The Australian Transport Safety Bureau (ATSB) is concentrating on the risk of “wildlife strike” during Airport Safety Week, which runs until 21 October 2016.
ATSB Chief Commissioner Greg Hood says wildlife strike statistics provide a reminder to aircraft and aerodrome operators to be aware of the hazards posed to aircraft by birds and non-flying animals.
“Occurrences involving aircraft striking wildlife remain the most common aviation occurrence reported to the ATSB,” Hood said. “Strikes with birds continue to be a significant economic risk for aerodrome and airline operators and a potential safety risk for pilots.”
Last year, 1775 wildlife strikes were reported to the ATSB, 97% involving birds.
Larger bird species and flocking birds have the potential to do the most damage to aircraft. Compared to birdstrikes, animal strikes are relatively rare. The most common animals involved are hares and rabbits, kangaroos, dogs/foxes and wallabies.
Australia’s Minister for Infrastructure and Transport, Darren Chester, said Airport Safety Week, now in its third year, “offers airport operators and stakeholders an opportunity to engage with their employees on issues of airport safety, and to promote an ‘open conversation’ on how to continue building on safety initiatives.
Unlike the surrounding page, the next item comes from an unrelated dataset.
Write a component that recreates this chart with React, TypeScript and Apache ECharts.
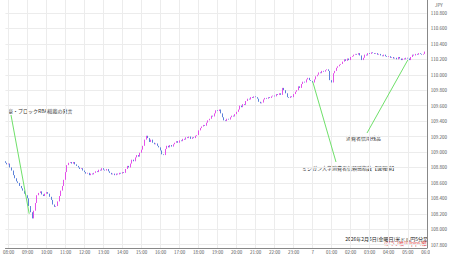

“Safe working environments are essential to the effective running of transport hubs, and Airport Safety Week gives us the impetus to specifically focus on all things safety.
“Participants can take part in a range of events and activities centred on themes such as human factors, airside works, airside driving, environmental considerations and fatigue.
“In 2014, 74 airports and five corporate partners took part in Airport Safety Week.
“Last year, this number grew to 21 corporate members, 90 Australian airports, 13 New Zealand Airports and five international airports from the Czech Republic, Jordan, Malaysia, the Maldives and Zimbabwe.
“I am hoping to once again see a rise in participation for 2016 which I hope will support a decline in safety related incidents at Australian airports.
“I commend the Australian Airports Association and the NZ Airports Association for their efforts providing a fantastic forum for users to share information and innovations in the airport safety arena,” Chester said.